At the same time, large areas of tropical forest actually create rain clouds as moisture from their leaves evaporates. So the elimination of swaths of these forests decreases rainfall. Cut down enough trees, the scientists argue, and the indirect impact of lost rainfall outweighs the direct impact of removing trees.


The study, published by The Proceedings of the National Academy of Sciences, predicts that extensive deforestation will leave less water in the rivers to generate hydropower fromprojects like Belo Monte, which is under construction on the Xingu River in Brazil and will be the world’s third largest hydropower complex.


The Belo Monte project, whose massive scope and impact on the landscape have led to opposition, is expected to generate at least 4,400 megawatts of electricity, the study said. The project’s overall capacity would be more than 11,000 megawatts; because of wide variations in seasonal flows of the Xingu River, the lower output is what developers guarantee.
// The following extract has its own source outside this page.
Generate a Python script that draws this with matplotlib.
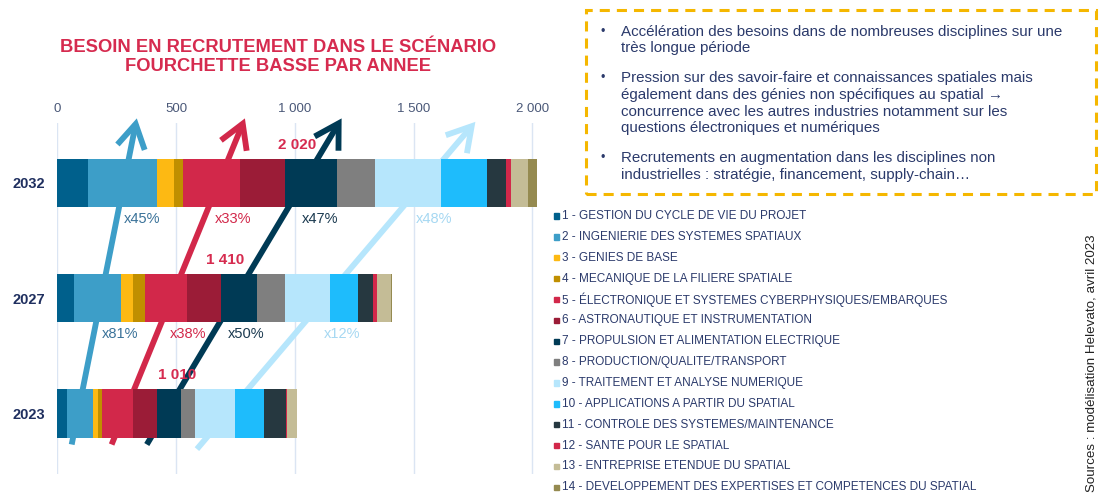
import matplotlib.pyplot as plt
from matplotlib.patches import Rectangle, FancyArrowPatch, ArrowStyle

plt.rcParams['font.family'] = ['Liberation Sans', 'DejaVu Sans']

# data
years = ['2023', '2027', '2032']
categories = [
    '1 - GESTION DU CYCLE DE VIE DU PROJET',
    '2 - INGENIERIE DES SYSTEMES SPATIAUX',
    '3 - GENIES DE BASE',
    '4 - MECANIQUE DE LA FILIERE SPATIALE',
    '5 - ÉLECTRONIQUE ET SYSTEMES CYBERPHYSIQUES/EMBARQUES',
    '6 - ASTRONAUTIQUE ET INSTRUMENTATION',
    '7 - PROPULSION ET ALIMENTATION ELECTRIQUE',
    '8 - PRODUCTION/QUALITE/TRANSPORT',
    '9 - TRAITEMENT ET ANALYSE NUMERIQUE',
    '10 - APPLICATIONS A PARTIR DU SPATIAL',
    '11 - CONTROLE DES SYSTEMES/MAINTENANCE',
    '12 - SANTE POUR LE SPATIAL',
    '13 - ENTREPRISE ETENDUE DU SPATIAL',
    '14 - DEVELOPPEMENT DES EXPERTISES ET COMPETENCES DU SPATIAL',
]
colors = ['#00608c', '#3d9ec8', '#fdb913', '#c08f00', '#d2284a', '#9b1c37',
          '#003a55', '#7f7f7f', '#b6e6fc', '#1ebcfc', '#263840', '#d2284a',
          '#c4bc96', '#958a50']
v2023 = [40, 110, 20, 20, 130, 100, 100, 59, 171, 120, 95, 4, 39, 2]
v2027 = [70, 200, 50, 49, 179, 142, 150, 120, 188, 120, 60, 18, 60, 4]
v2032 = [128, 292, 70, 38, 242, 190, 218, 160, 279, 191, 79, 21, 75, 37]
values = [v2023, v2027, v2032]
totals = [1010, 1410, 2020]
total_labels = ['1 010', '1 410', '2 020']

# growth labels under the bars (2027 vs 2023, 2032 vs 2027)
pct_2027 = ['x81%', 'x38%', 'x50%', 'x12%']
pct_x_2027 = [263, 550, 795, 1199]
pct_2032 = ['x45%', 'x33%', 'x47%', 'x48%']
pct_x_2032 = [356, 740, 1106, 1588]
pct_colors = ['#3a7299', '#d2284a', '#1b3a50', '#a6d8f2']
arrow_colors = ['#3d9ec8', '#d2284a', '#003a55', '#b6e6fc']
arrow_tails = [(61, -0.27), (229, -0.27), (377, -0.27), (588, -0.31)]
arrow_tips = [(335, 2.56), (790, 2.56), (1197, 2.56), (1760, 2.53)]

ticks = [0, 500, 1000, 1500, 2000]
tick_labels = ['0', '500', '1 000', '1 500', '2 000']

bullets = [
    ['Accélération des besoins dans de nombreuses disciplines sur une',
     'très longue période'],
    ['Pression sur des savoir-faire et connaissances spatiales mais',
     'également dans des génies non spécifiques au spatial \u2192',
     'concurrence avec les autres industries notamment sur les',
     'questions électroniques et numériques'],
    ['Recrutements en augmentation dans les disciplines non',
     'industrielles : stratégie, financement, supply-chain\u2026'],
]

W, H = 1103, 494
navy = '#2b3a6b'
red = '#d62b4f'


def fx(px):
    return px / W


def fy(py):
    return 1 - py / H


fig = plt.figure(figsize=(W / 100, H / 100), dpi=100)
ax = fig.add_axes([fx(57.2), fy(474), fx(545) - fx(57.2), fy(123) - fy(474)])

bar_h = 0.42
for i, row in enumerate(values):
    left = 0
    for v, c in zip(row, colors):
        ax.barh(i, v, left=left, height=bar_h, color=c, zorder=3)
        left += v
    ax.text(totals[i] / 2, i + bar_h / 2 + 0.06, total_labels[i], color=red,
            fontsize=11, fontweight='bold', ha='center', va='bottom', zorder=4)

for lab, x, c in zip(pct_2027, pct_x_2027, pct_colors):
    ax.text(x, 1 - 0.31, lab, color=c, fontsize=10.5, ha='center', va='center', zorder=4)
for lab, x, c in zip(pct_2032, pct_x_2032, pct_colors):
    ax.text(x, 2 - 0.31, lab, color=c, fontsize=10.5, ha='center', va='center', zorder=4)

for tail, tip, c in zip(arrow_tails, arrow_tips, arrow_colors):
    arr = FancyArrowPatch(tail, tip, transform=ax.transData,
                          arrowstyle=ArrowStyle('->', head_length=0.85, head_width=0.5),
                          mutation_scale=20, linewidth=4.2, color=c,
                          shrinkA=0, shrinkB=0, clip_on=False, zorder=2,
                          capstyle='butt', joinstyle='miter')
    ax.add_patch(arr)

ax.set_xlim(0, 2053)
ax.set_ylim(-0.526, 2.52)
ax.xaxis.tick_top()
ax.set_xticks(ticks, tick_labels)
ax.set_yticks([0, 1, 2], years)
ax.tick_params(axis='x', length=0, pad=6, labelsize=9.5, labelcolor='#4a5878')
ax.tick_params(axis='y', length=0, pad=9, labelsize=10.5, labelcolor='#1f2f5f')
for t in ax.get_yticklabels():
    t.set_fontweight('bold')
ax.grid(axis='x', color='#dbe5f3', linewidth=1, zorder=0)
ax.set_axisbelow(True)
for s in ax.spines.values():
    s.set_visible(False)

fig.text(fx(278), fy(57), 'BESOIN EN RECRUTEMENT DANS LE SCÉNARIO\nFOURCHETTE BASSE PAR ANNEE',
         color=red, fontsize=13.2, fontweight='bold', ha='center', va='center',
         linespacing=1.15)

# legend
for k, (lab, c) in enumerate(zip(categories, colors)):
    y = 216 + k * 20.87
    fig.add_artist(Rectangle((fx(553.5), fy(y + 2.7)), 5.4 / W, 5.4 / H,
                             transform=fig.transFigure, color=c))
    fig.text(fx(561.5), fy(y), lab, color=navy, fontsize=8.5, ha='left', va='center')

# dashed comment box
fig.add_artist(Rectangle((fx(586), fy(194)), (1096 - 586) / W, (194 - 10) / H,
                         transform=fig.transFigure, fill=False, edgecolor='#f5b700',
                         linewidth=2.2, linestyle=(0, (3.3, 2.3))))
y = 31.7
for para in bullets:
    fig.text(fx(600.7), fy(y), '\u2022', color=navy, fontsize=9, ha='left', va='center')
    for line in para:
        fig.text(fx(620.7), fy(y), line, color=navy, fontsize=10.9, ha='left', va='center')
        y += 16.7
    y += 13

fig.text(fx(1092), fy(363), 'Sources : modélisation Helevato, avril 2023', color='#222222',
         fontsize=9.6, rotation=90, ha='center', va='center')

fig.savefig('out.png', dpi=100, facecolor='white')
But the study warns that by 2050 as much as 40 percent of this power could be lost because of the reduced rainfall caused by regional deforestation.


Loss of tropical rain forests in the Amazon basin, Central Africa, Indonesia and other parts of the world has been a pressing environmental issue for two decades, but the debate has been framed largely in two ways. First, that the loss of the forests accelerates worldwide climate change be removing a large carbon sink that absorbs carbon dioxide from the atmosphere. Second, that the deforestation destroys the livelihoods of indigenous communities.


The idea that deforestation could reduce rainfall and thus economically harm a country like Brazil, which gets more than 80 percent of its energy from hydropower, is less familiar news.


Noting the established connection between the loss of trees and an increase in river flow, Claudia M. Stickler, the paper’s lead author, said researchers in the Amazon basin “saw effects where the conventional wisdom did not hold true.”


“They removed so much forest that it reduced rainfall and reduced the stream flow,” she added.


A co-author, Daniel C. Nepstad, who like Dr. Stickler works at the Amazon Institute for Environmental Research in Brasília, said rain forests create rain because they “are in the equatorial sun, evaporating a huge amount of water that goes up through the stems and into the leaves and out into the atmosphere.” That moisture feeds rain clouds.


In some eastern and southern tributaries of the Amazon, he added, “the cycle has changed.” The Xingu River, he said, is already near a tipping point where the increased flows caused by the loss of tree roots will be nullified by the overall loss of rainfall.


The authors concluded that “as tropical rain forest nations turn increasingly to hydropower to meet growing demands for ‘green’ electricity, it is important” that planners take into account the links between forest cover and stream flows.